Web spam describes any email or web page meant to attract readers or visitors in an unsavory or dishonest fashion. Typically, the purpose of such spam is to wheedle money, traffic, or sales out of the user. In many cases, spammers offer something that is too good to be true, and readers clamor to learn more. Don’t you be one of these people!
There are many types of web spam, and you almost certainly have encountered one or more of them. Some of the most common are described in the sections below.
The pyramid scheme has been around a long time, and it can be very attractive to people in need of extra income. Typically, a pyramid scheme starts with an offer to start a home business selling products. The owner of the page paints a rosy picture of the riches you can earn by following the steps listed below:
Sign up as a member
Pay the membership fee
Set up your own website
Recruit others to pay you a membership fee
In most cases, pyramid scheme websites offer no real business opportunity, and in order to make money, you have to find others to fall for the same spiel that suckered you.
Offshore frauds often start by explaining that somebody in a foreign country needs your help accessing their own money from a bank or credit union. If you agree to help by providing a small amount of operating capital, the scammer promises to repay you with a percentage of the money retrieved from the account.
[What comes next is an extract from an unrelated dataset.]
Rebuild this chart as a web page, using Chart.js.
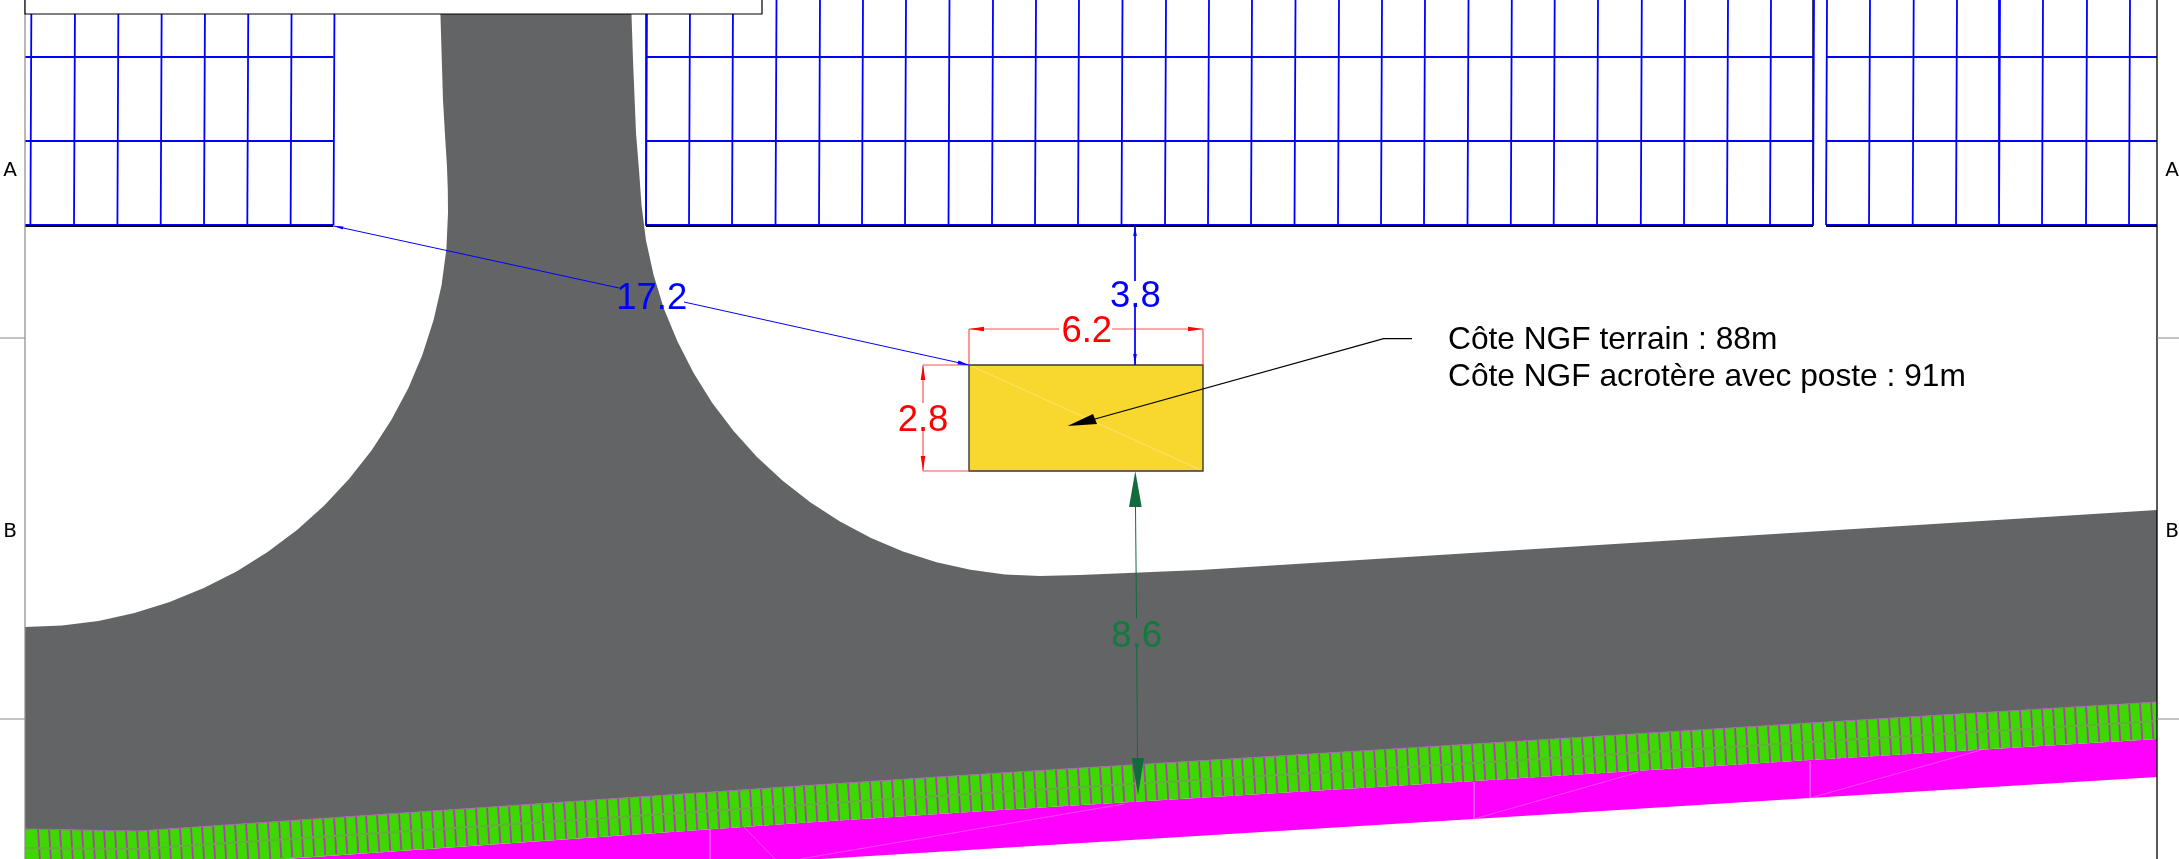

The promise of offshore riches can be tempting to some people, and many have been conned into sending cash or a money order.
If you fall into the trap, the scammers usually invent new costs you must pay in return for a larger share. For some reason, many of these scams revolve around Nigeria. If you encounter an email or website of this type, run—don’t walk!—away from this “golden opportunity!”
“Risk Free” Scams
In this type of spam, you receive another “golden opportunity” to get in on the ground floor of an exploding business or industry. For instance, in one common scam of this type, you are offered a business opportunity to invest in an eel farm that supposedly has enormous demand for its product. A small investment from you is guaranteed to return large sums. You just can’t lose!
As always, if the offer is too good to be true, it almost certainly is not true. No investment is risk free.
How to Avoid Spam
Spammers have found that if they distribute their message widely enough, at least some people will respond.
Your best bet to avoid spam is first to enact a spam filter on your email account. Many email providers have spent a lot of time and effort determining “spam indicators,” and can automatically redirect spam emails away from your inbox and into a special spam folder, where you can review them at your leisure.
Another way to avoid spam and its disreputable influence is to ignore messages that sound too good to be true. If a website or email offers something for nothing—or something at a rate so reduced that it seems ridiculous—it is likely a scam, and you should avoid it like poison.
Google has been working on reducing your exposure to spam by indexing websites and removing unsavory pages from its search results. That way, you will hopefully never get tricked into visiting a site whose intent is to deceive and defraud you.